Leave out all pictures and return, exactly as written, the lines from the line containing "Write a LaTeX" to the line containing "(0,0) rectangle (577,1038);", both ends kept.
----
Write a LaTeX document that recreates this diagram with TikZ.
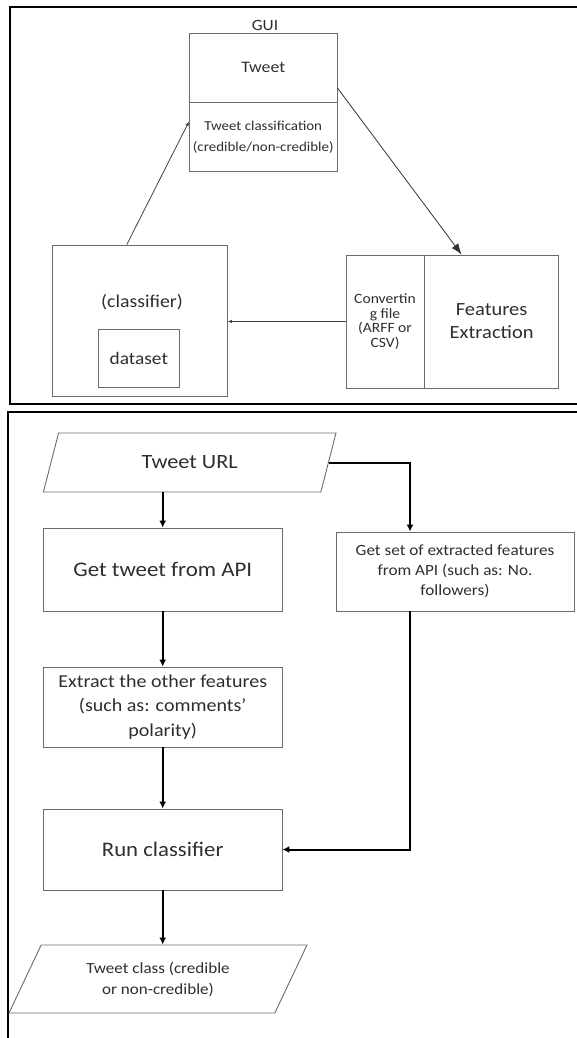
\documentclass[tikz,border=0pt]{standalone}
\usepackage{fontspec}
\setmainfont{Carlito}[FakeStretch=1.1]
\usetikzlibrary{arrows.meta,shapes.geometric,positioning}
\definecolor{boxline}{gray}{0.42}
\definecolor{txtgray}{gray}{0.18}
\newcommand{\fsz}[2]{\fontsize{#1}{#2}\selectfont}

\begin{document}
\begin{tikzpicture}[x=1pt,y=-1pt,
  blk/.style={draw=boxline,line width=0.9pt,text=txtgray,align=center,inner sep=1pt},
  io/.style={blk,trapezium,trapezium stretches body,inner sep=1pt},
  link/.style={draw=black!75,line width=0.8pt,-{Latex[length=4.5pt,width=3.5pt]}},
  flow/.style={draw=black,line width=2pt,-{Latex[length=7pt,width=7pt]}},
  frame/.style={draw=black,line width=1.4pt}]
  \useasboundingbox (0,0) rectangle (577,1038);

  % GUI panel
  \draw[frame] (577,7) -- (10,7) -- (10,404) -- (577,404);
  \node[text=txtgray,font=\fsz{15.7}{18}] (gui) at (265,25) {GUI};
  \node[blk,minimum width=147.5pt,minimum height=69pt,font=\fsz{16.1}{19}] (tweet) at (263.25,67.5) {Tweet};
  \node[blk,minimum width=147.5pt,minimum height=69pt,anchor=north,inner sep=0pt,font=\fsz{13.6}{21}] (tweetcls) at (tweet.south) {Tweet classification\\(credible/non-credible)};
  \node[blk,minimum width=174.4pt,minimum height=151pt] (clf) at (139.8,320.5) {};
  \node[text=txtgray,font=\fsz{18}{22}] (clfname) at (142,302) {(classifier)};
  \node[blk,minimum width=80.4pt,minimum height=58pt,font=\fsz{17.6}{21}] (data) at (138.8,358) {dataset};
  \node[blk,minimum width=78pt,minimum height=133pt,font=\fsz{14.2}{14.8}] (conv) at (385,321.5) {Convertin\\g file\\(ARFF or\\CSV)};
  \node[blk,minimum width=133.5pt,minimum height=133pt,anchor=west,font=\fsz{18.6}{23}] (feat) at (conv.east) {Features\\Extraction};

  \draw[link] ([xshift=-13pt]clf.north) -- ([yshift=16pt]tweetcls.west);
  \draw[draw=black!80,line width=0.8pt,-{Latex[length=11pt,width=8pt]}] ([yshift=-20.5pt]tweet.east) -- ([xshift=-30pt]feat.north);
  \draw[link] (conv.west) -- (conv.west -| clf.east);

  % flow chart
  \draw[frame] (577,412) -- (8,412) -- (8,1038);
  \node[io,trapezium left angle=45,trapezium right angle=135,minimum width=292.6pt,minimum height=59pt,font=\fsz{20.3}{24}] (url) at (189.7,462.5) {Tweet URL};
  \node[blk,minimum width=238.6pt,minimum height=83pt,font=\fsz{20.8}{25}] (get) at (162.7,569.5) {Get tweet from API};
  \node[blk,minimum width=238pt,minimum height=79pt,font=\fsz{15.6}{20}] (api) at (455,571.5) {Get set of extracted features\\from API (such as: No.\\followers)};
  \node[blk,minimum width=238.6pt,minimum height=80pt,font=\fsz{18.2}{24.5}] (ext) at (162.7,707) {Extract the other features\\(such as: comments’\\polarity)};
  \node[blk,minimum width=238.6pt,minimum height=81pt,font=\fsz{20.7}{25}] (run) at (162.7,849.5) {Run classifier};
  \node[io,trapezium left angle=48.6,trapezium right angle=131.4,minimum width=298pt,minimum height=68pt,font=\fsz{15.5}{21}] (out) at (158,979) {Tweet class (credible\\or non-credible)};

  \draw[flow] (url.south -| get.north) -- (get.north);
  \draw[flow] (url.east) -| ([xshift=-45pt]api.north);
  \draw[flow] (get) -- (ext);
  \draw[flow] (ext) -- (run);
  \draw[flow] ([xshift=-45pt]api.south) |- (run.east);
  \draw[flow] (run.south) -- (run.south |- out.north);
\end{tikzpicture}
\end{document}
----
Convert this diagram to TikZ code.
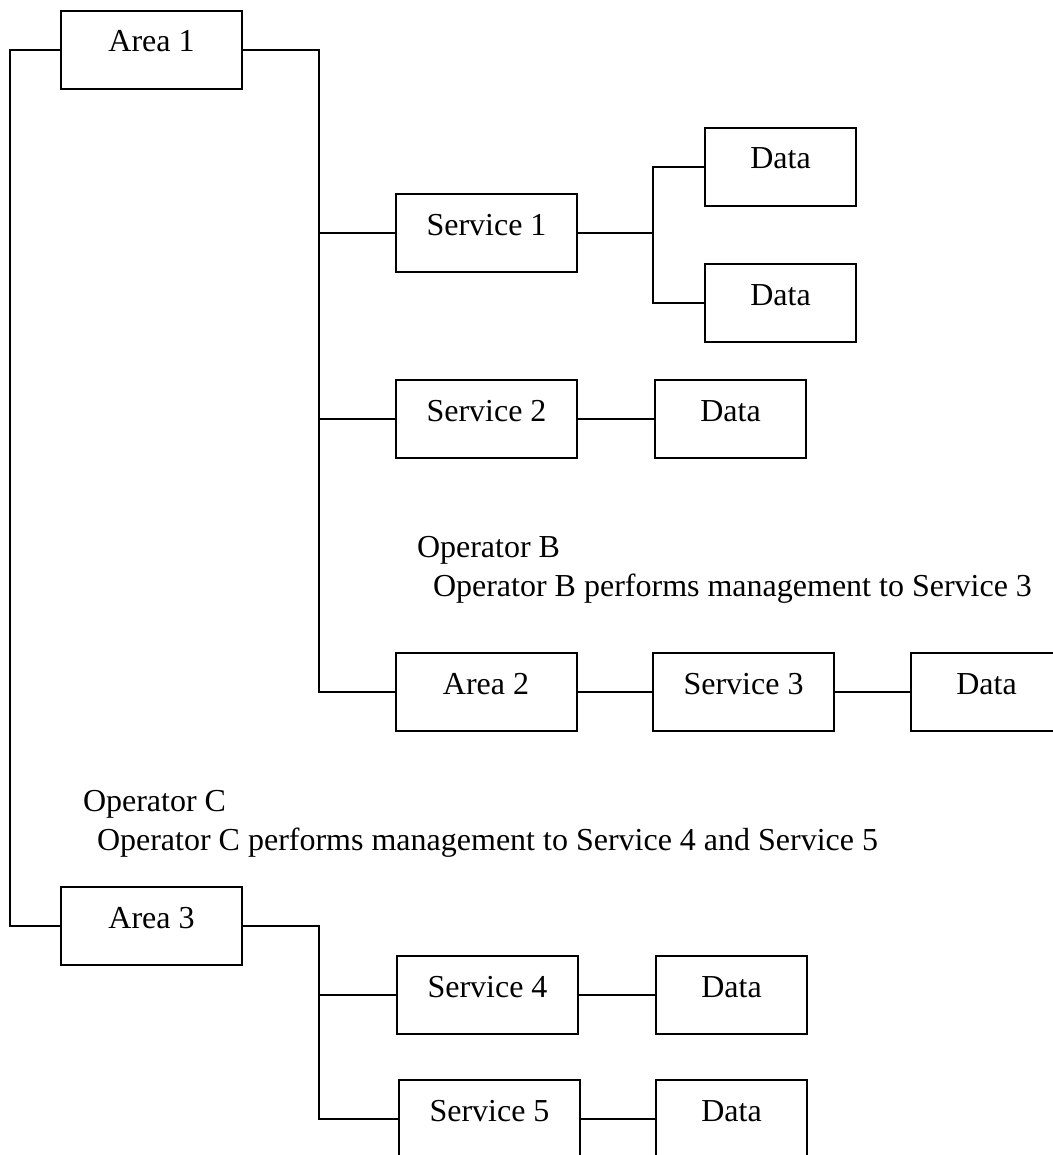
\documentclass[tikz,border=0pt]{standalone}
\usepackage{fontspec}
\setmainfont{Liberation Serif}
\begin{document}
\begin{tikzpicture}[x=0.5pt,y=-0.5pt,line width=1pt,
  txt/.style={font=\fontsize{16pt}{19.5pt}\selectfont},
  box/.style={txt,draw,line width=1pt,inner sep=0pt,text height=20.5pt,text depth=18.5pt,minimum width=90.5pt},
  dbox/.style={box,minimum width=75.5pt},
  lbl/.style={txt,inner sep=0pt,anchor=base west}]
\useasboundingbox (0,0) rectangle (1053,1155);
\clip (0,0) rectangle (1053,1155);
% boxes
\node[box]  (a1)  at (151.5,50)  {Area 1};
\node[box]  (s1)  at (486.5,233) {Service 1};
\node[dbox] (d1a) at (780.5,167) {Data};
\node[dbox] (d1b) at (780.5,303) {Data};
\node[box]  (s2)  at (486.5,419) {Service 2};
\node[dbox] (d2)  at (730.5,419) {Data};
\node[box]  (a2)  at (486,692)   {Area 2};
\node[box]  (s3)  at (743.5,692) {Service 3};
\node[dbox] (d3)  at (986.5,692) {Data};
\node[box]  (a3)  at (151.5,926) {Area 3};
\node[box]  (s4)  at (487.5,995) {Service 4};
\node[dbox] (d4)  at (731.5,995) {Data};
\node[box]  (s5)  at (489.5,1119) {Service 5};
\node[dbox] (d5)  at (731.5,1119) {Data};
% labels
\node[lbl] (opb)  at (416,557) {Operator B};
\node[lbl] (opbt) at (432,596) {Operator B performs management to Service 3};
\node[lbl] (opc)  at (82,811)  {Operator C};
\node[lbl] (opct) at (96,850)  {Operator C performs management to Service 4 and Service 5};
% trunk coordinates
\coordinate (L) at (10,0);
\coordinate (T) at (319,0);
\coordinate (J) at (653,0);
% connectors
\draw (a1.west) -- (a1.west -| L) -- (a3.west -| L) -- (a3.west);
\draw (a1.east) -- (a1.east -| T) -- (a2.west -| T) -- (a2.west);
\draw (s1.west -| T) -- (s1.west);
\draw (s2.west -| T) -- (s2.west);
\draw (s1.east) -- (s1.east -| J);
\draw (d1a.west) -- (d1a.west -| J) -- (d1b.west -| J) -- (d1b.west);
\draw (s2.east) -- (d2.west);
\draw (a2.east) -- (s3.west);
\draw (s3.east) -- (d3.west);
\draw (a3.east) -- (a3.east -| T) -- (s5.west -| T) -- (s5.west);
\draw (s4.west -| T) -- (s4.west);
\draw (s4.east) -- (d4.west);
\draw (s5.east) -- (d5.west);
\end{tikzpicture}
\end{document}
----
### OUTPUT BELOW
Write a LaTeX document that recreates this diagram with TikZ.
\documentclass[tikz,border=0pt]{standalone}
\usepackage{fontspec}
\setmainfont{Carlito}[FakeStretch=1.1]
\usetikzlibrary{arrows.meta,shapes.geometric,positioning}
\definecolor{boxline}{gray}{0.42}
\definecolor{txtgray}{gray}{0.18}
\newcommand{\fsz}[2]{\fontsize{#1}{#2}\selectfont}

\begin{document}
\begin{tikzpicture}[x=1pt,y=-1pt,
  blk/.style={draw=boxline,line width=0.9pt,text=txtgray,align=center,inner sep=1pt},
  io/.style={blk,trapezium,trapezium stretches body,inner sep=1pt},
  link/.style={draw=black!75,line width=0.8pt,-{Latex[length=4.5pt,width=3.5pt]}},
  flow/.style={draw=black,line width=2pt,-{Latex[length=7pt,width=7pt]}},
  frame/.style={draw=black,line width=1.4pt}]
  \useasboundingbox (0,0) rectangle (577,1038);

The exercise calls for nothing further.